While Saturday was filled with star performances from classics such as Radiohead and groups that will probably go on to define an era such as Bon Iver, a slender comedian-turned-rapper by the name of Childish Gambino stole the show.
Watching from the second row, which was as close as we got to the main stage all week, Donald Glover’s alter-ego adopted an almost-crazed persona that guided his way through an entertaining set that included some freestyle, Fire Fly and Bonfire.
While Gambino was intended to be the funniest and most light-hearted rap show of the festival, that honor went to A$AP Rocky who performed to conclude the day. Not only did he have about 20 other people, who I can only assume are his friends, on the stage to dance aimlessly around, but he greeted the crowd by saying, “Where are my purple people at?”
I’m not sure it made any sense (neither did his references to “purple swag”), but A$AP Rocky is the only person on earth who would OK a shirt that says, “I be that pretty mother f*cker.” My roommate may have been the only person who bought one.

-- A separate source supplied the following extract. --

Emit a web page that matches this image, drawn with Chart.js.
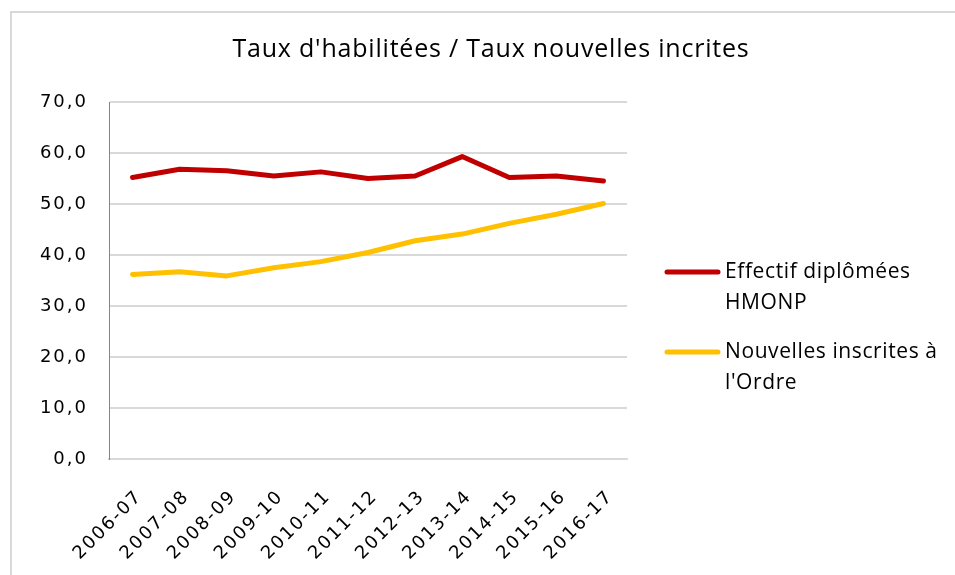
<!DOCTYPE html>
<html>
<head>
<meta charset="utf-8">
<script src="https://cdn.jsdelivr.net/npm/chart.js@4"></script>
<style>
  html, body { margin: 0; padding: 0; background: #ffffff; }
  #wrap { position: relative; width: 955px; height: 575px; overflow: hidden; }
  #frame { position: absolute; left: 10px; top: 11px; width: 1000px; height: 700px;
           border-left: 2px solid #d9d9d9; border-top: 2px solid #d9d9d9; box-sizing: border-box; }
  canvas { position: absolute; left: 0; top: 0; }
</style>
</head>
<body>
<div id="wrap">
  <div id="frame"></div>
  <canvas id="c" width="955" height="575"></canvas>
</div>
<script>
const chartTitle = "Taux d'habilitées / Taux nouvelles incrites";
const categories = ["2006-07","2007-08","2008-09","2009-10","2010-11","2011-12","2012-13","2013-14","2014-15","2015-16","2016-17"];
const seriesNames = [["Effectif diplômées", "HMONP"], ["Nouvelles inscrites à", "l'Ordre"]];
const effectifHMONP = [55.2, 56.8, 56.5, 55.5, 56.3, 55.0, 55.5, 59.3, 55.2, 55.5, 54.5];
const nouvellesInscrites = [36.2, 36.7, 35.9, 37.5, 38.7, 40.5, 42.8, 44.1, 46.2, 48.0, 50.1];
const yTicks = [0, 10, 20, 30, 40, 50, 60, 70];

const FONT = "'Open Sans', sans-serif";
const TICKFONT = "'DejaVu Sans', sans-serif";
const colors = ["#c00000", "#ffc000"];

const spacing = {
  id: 'spacing',
  beforeDraw(chart) { chart.ctx.letterSpacing = '2px'; },
  afterDatasetsDraw(chart) { chart.ctx.letterSpacing = '0px'; }
};

const titleAndLegend = {
  id: 'titleAndLegend',
  afterDraw(chart) {
    const ctx = chart.ctx;
    ctx.save();
    ctx.fillStyle = '#000000';
    ctx.font = "25px " + FONT;
    ctx.letterSpacing = '0.8px';
    ctx.textAlign = 'center';
    ctx.textBaseline = 'middle';
    ctx.fillText(chartTitle, 491, 50);
    // legend
    const entries = [{y: 272}, {y: 352}];
    entries.forEach((e, i) => {
      ctx.strokeStyle = colors[i];
      ctx.lineWidth = 5;
      ctx.lineCap = 'round';
      ctx.beginPath();
      ctx.moveTo(667, e.y);
      ctx.lineTo(718, e.y);
      ctx.stroke();
      ctx.fillStyle = '#000000';
      ctx.font = "21px " + FONT;
      ctx.letterSpacing = '0.6px';
      ctx.textAlign = 'left';
      ctx.textBaseline = 'middle';
      seriesNames[i].forEach((line, k) => {
        ctx.fillText(line, 725, e.y + k * 31);
      });
    });
    ctx.restore();
  }
};

new Chart(document.getElementById('c'), {
  type: 'line',
  data: {
    labels: categories,
    datasets: [
      { label: seriesNames[0].join(' '), data: effectifHMONP, borderColor: colors[0], backgroundColor: colors[0],
        borderWidth: 5, pointRadius: 0, tension: 0, borderCapStyle: 'round', borderJoinStyle: 'round' },
      { label: seriesNames[1].join(' '), data: nouvellesInscrites, borderColor: colors[1], backgroundColor: colors[1],
        borderWidth: 5, pointRadius: 0, tension: 0, borderCapStyle: 'round', borderJoinStyle: 'round' }
    ]
  },
  options: {
    responsive: false,
    animation: false,
    devicePixelRatio: 1,
    layout: { padding: { top: 102, right: 328, bottom: 0, left: 0 } },
    plugins: {
      legend: { display: false },
      title: { display: false },
      tooltip: { enabled: false }
    },
    scales: {
      x: {
        offset: true,
        grid: { display: false, drawTicks: false },
        border: { display: true, color: '#d9d9d9', width: 2 },
        ticks: { autoSkip: false, minRotation: 45, maxRotation: 45, padding: 27, labelOffset: 7,
                 color: '#000000', font: { family: TICKFONT, size: 18 } },
        afterFit(scale) { scale.height = 116; }
      },
      y: {
        min: 0, max: 70,
        afterBuildTicks(scale) { scale.ticks = yTicks.map(v => ({ value: v })); },
        grid: { color: '#d9d9d9', lineWidth: 2, drawTicks: false },
        border: { display: true, color: '#868686', width: 1 },
        ticks: { padding: 21, color: '#000000', font: { family: TICKFONT, size: 18 },
                 callback: v => v.toFixed(1).replace('.', ',') },
        afterFit(scale) { scale.width = 109; }
      }
    }
  },
  plugins: [spacing, titleAndLegend]
});
</script>
</body>
</html>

Day three of Coachella kicked off in earnest as I poured water over my head for the final time while we waited for The Weeknd to take the outdoor stage as the sun dipped behind the desolate mountains. The only way I can describe The Weeknd is that he rips your soul out and breaks it into a million pieces.
Girls literally wept in the front row.
Luckily, the electric-dance group Justice was there to pick up the pieces, give my soul a much-needed pep talk and assure me I would never be alone again. And, to the cute girl from Scripps College I put on my shoulders for the song, I apologize for not getting your number, so if you’re reading this, I owe you lunch.
The last day of the festival was different from the rest — it felt like everyone was sad to see it end while simultaneously eager to see if Dr. Dre and Snoop Dogg would bring back Tupac, maybe for real this time. And the two didn’t fall short of expectations.
A star-studded cast of characters from Wiz Khalifa to Eminem rapped alongside Snoop, who puffed on the fattest blunt I have ever seen, and essentially turned the clock back to the ’90s with classic gangster rap. As for the Tupac hologram, it was both impressive and underwhelming. The graphics were extraordinary, especially the animation that appeared on the screens next to the stage, but it was nowhere near “real” enough for me to be sincerely weirded out.
The duo exited the stage by being lowered beneath it, as we left the venue for good. Post-Coachella depression, which I guarantee you is real, began to set it. Only the pact we made to stash away a couple dollars a day in order to continue returning to the festival in the desert helped overcome my malaise.
But for now, all that’s left is a wristband I refuse to take off.